How a Global Fleet Retrofit Proves the Power of Plug-and-Play

Scaling Sustainability Across Three Continents

When Tidewater needed to retrofit 16 vessels with ballast water treatment systems (BWTS) across the U.S., Africa, and Europe, they turned to an unlikely transatlantic partnership. GLO Marine and VMS Group Denmark didn’t just deliver—they redefined efficiency. By December 2024, the teams had deployed 16 BWTS systems, surveyed 14 vessels, and retrofitted 2 ships, all while cutting engineering hours by 25% and materials costs by 15% per vessel. The secret? A modular, multi-vessel approach that treats ship upgrades like LEGO kits.

“This wasn’t about reinventing the wheel—it was about making every wheel identical,” says Alin Pohilca, GLO Marine’s project lead. “Standardization unlocked economies of scale most operators only dream of.”

The EPCI Advantage

Delivered through an Engineering, Procurement, Construction, and Installation (EPCI) model, the project leveraged GLO’s class-approved engineering and prefabrication prowess alongside VMS Group’s propulsion and field support expertise.

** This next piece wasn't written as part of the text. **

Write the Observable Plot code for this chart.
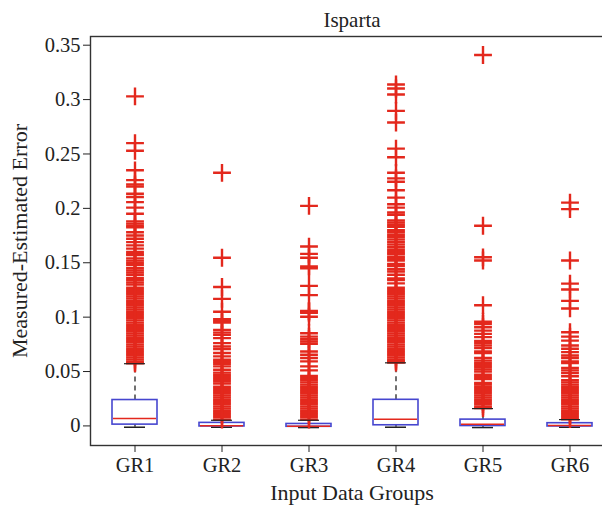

Prefab modules—built for five vessels before installation began—slashed dock time, while a shared digital engineering repository kept teams from Texas to Tanzania aligned. “You’re seeing the death of one-off ship modifications,” notes Palle Andersen of VMS Group. “Plug-and-play isn’t just for consumer tech anymore.”

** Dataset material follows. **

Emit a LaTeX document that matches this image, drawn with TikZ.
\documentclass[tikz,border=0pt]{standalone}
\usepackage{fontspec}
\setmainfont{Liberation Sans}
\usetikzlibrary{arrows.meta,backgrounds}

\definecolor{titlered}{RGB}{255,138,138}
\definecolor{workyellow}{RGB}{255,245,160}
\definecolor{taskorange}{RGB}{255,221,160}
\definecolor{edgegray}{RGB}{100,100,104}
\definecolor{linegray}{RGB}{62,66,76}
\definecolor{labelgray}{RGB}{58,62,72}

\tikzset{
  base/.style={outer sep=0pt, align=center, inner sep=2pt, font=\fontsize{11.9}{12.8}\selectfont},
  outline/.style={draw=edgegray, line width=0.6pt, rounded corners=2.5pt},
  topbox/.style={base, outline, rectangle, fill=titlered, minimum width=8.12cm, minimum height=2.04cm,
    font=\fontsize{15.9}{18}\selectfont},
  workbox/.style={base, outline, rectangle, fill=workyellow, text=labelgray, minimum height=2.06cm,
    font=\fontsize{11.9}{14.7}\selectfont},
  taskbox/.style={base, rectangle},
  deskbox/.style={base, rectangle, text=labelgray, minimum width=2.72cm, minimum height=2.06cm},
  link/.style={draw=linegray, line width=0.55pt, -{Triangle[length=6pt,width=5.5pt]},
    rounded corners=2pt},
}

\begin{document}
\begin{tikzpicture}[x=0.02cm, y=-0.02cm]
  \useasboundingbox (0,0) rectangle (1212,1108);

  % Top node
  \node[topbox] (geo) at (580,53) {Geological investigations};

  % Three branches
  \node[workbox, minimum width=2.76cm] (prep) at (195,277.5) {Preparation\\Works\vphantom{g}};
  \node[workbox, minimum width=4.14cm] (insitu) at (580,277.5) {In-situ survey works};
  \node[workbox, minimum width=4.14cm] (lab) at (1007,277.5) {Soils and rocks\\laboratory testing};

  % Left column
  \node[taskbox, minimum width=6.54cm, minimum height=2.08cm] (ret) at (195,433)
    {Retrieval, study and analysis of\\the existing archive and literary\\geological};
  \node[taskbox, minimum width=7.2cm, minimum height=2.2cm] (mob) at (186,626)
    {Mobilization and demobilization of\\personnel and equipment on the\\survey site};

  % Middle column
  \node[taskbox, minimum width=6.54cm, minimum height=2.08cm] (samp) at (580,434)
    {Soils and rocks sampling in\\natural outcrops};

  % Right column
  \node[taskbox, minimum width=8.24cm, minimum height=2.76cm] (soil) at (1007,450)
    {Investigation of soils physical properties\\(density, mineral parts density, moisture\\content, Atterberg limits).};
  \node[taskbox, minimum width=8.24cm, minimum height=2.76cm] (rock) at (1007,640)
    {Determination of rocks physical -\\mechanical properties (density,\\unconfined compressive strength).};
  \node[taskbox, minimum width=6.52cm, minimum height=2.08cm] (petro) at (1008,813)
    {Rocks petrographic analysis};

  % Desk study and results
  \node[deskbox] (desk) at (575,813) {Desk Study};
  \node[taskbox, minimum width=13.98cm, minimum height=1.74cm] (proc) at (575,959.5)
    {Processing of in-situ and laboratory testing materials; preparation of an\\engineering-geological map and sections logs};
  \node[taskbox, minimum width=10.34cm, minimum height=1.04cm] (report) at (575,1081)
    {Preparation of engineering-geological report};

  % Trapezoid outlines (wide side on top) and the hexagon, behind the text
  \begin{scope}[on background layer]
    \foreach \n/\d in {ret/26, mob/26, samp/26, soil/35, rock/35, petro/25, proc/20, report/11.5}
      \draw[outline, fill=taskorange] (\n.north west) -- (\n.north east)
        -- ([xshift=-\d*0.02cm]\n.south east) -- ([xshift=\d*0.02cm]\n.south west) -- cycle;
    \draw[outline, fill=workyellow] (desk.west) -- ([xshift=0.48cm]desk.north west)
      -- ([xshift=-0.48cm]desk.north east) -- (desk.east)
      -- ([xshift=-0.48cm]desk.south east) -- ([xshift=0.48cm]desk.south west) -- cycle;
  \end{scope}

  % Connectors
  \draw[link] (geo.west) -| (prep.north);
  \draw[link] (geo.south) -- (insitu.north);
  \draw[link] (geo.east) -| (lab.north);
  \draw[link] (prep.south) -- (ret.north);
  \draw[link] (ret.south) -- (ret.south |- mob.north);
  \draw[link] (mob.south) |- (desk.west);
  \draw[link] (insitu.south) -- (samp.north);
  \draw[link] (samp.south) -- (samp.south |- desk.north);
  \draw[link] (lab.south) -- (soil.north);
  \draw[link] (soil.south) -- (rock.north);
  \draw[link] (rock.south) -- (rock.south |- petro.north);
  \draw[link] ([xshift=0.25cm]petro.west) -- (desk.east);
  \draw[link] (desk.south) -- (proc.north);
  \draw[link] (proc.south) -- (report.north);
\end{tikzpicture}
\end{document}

Collaboration as a Competitive Edge

With 50+ professionals spanning three continents, the operation turned jurisdictional complexity into an asset. U.S.-based engineers optimized designs during European daytime, while African field crews implemented lessons from early retrofits in real time. The result? Twelve approved engineering packages in under a year—a pace unheard of for legacy maritime projects. As emissions regulations tighten globally, this collaboration blueprint may become the industry’s lifeline. The takeaway? In offshore sustainability, the fastest route to compliance is a shared playbook.